The point of all this explanation is that some scant visual record exists of the missing episodes 1, 2 and 4-6. Did they help? Sometimes. Sadly, I came to realize that Enemy Of The World is an overlong, overcomplicated faux epic that attempts to push the Time Lord and friends into James Bond territory – unsuccessfully. Enemy wouldn’t be memorable at all if not for the aforementioned dual performance by Mr. Troughton and the notoriety of being AWOL from the archives. To make matters worse, a fairly major (and completely bizarre) plot strand about Salamander subjugating a whole other population that he keeps underground pops up out of nowhere halfway through the story, feeling like nothing so much as a late-in-the-day attempt to pad the story out to six parts. Several characters switch sides, and these various betrayals come across as the same thing – something to fill six 25-minute scripts. Enemy could have been told in a much more economical four episode format.
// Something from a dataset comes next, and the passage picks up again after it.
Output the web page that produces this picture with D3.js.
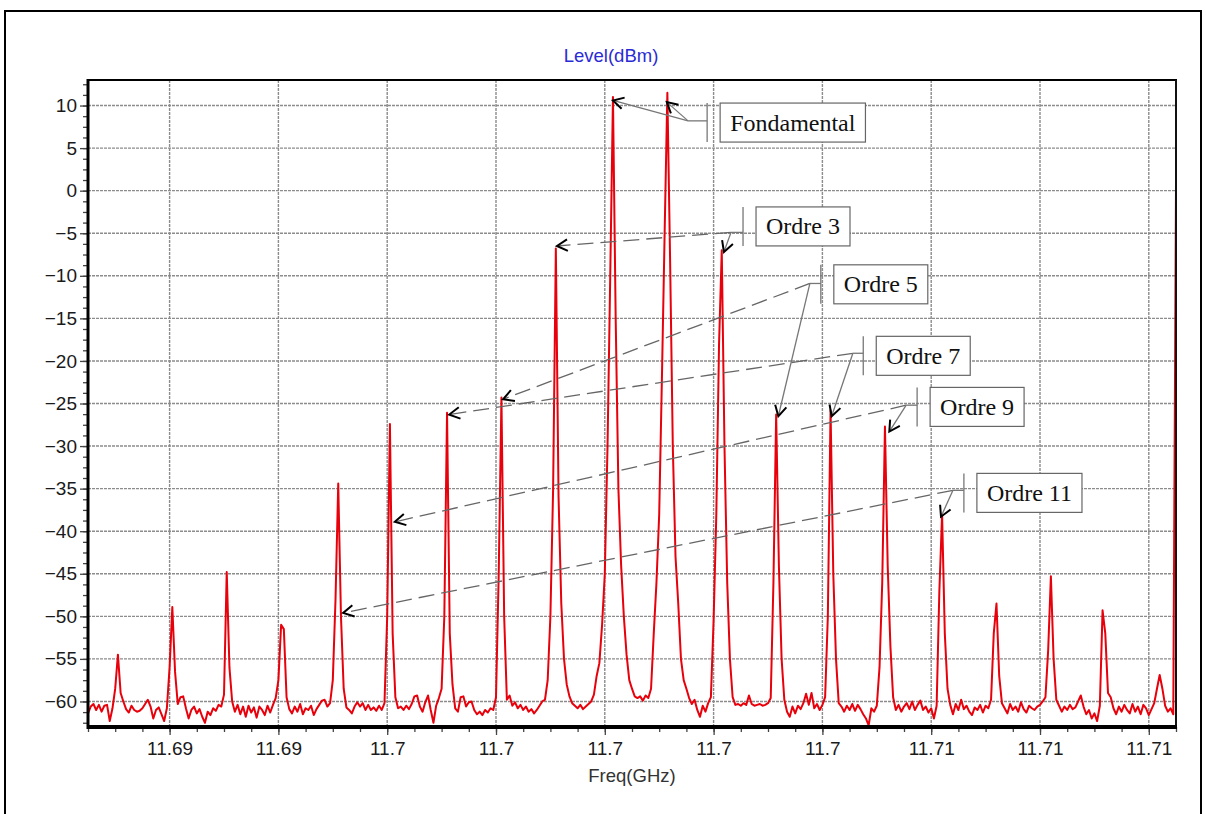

Troughton’s performance as Salamander is quite interesting, though, and almost manages to keep the whole thing afloat. It’s about 50% “outrageous accent-a!” (as Monty Python would’ve put it) and 50% just being everything terrible that the Doctor isn’t. Troughton was, first and foremost, a character actor, and there are numerous shades of subtlety within his performance. In part six, when Salamander tries to turn the table and infiltrate the TARDIS, it’s actually more than a little bit chilling.
Enemy is also notable for being the first Doctor Who stint for a director named Barry Letts. He would become the show’s producer mere seasons later, and would institute major changes to the show during the Jon Pertwee era.
Early on in the development of the new (2005-present) series, Russell T. Davies said that under his aegis, we would not see human beings firing a gun at other human beings in Doctor Who – i.e. the series wouldn’t try to concern itself with plain old human evil. He then proceeded to leapfrog over that rule at the end of the third season – go figure. But that though occurs that Enemy is the point at which that corner was turned in the original series. There is no malevolent alien intelligence forcing people to act strangely (a defense that Davies could at least claim by pointing out that the Master had the world’s population in his thrall). No one is possessed. Salamander’s brutish, cruel henchmen aren’t hypnotized or under any form of mind control – they’re just simple thugs.
I can hear an argument that Doctor Who, then and now, shouldn’t shy away from purely human, non-alien-influenced foibles, but I could just as easily make an argument that there are other shows I watch for that sort of thing, and would like Who to remain relatively escapist. I’m still not sure I can even resolve that debate with myself, let alone with anyone else. But Enemy Of The World is one example to cite here – by dragging things out to an improbable length, it makes plain old human evil seem boring.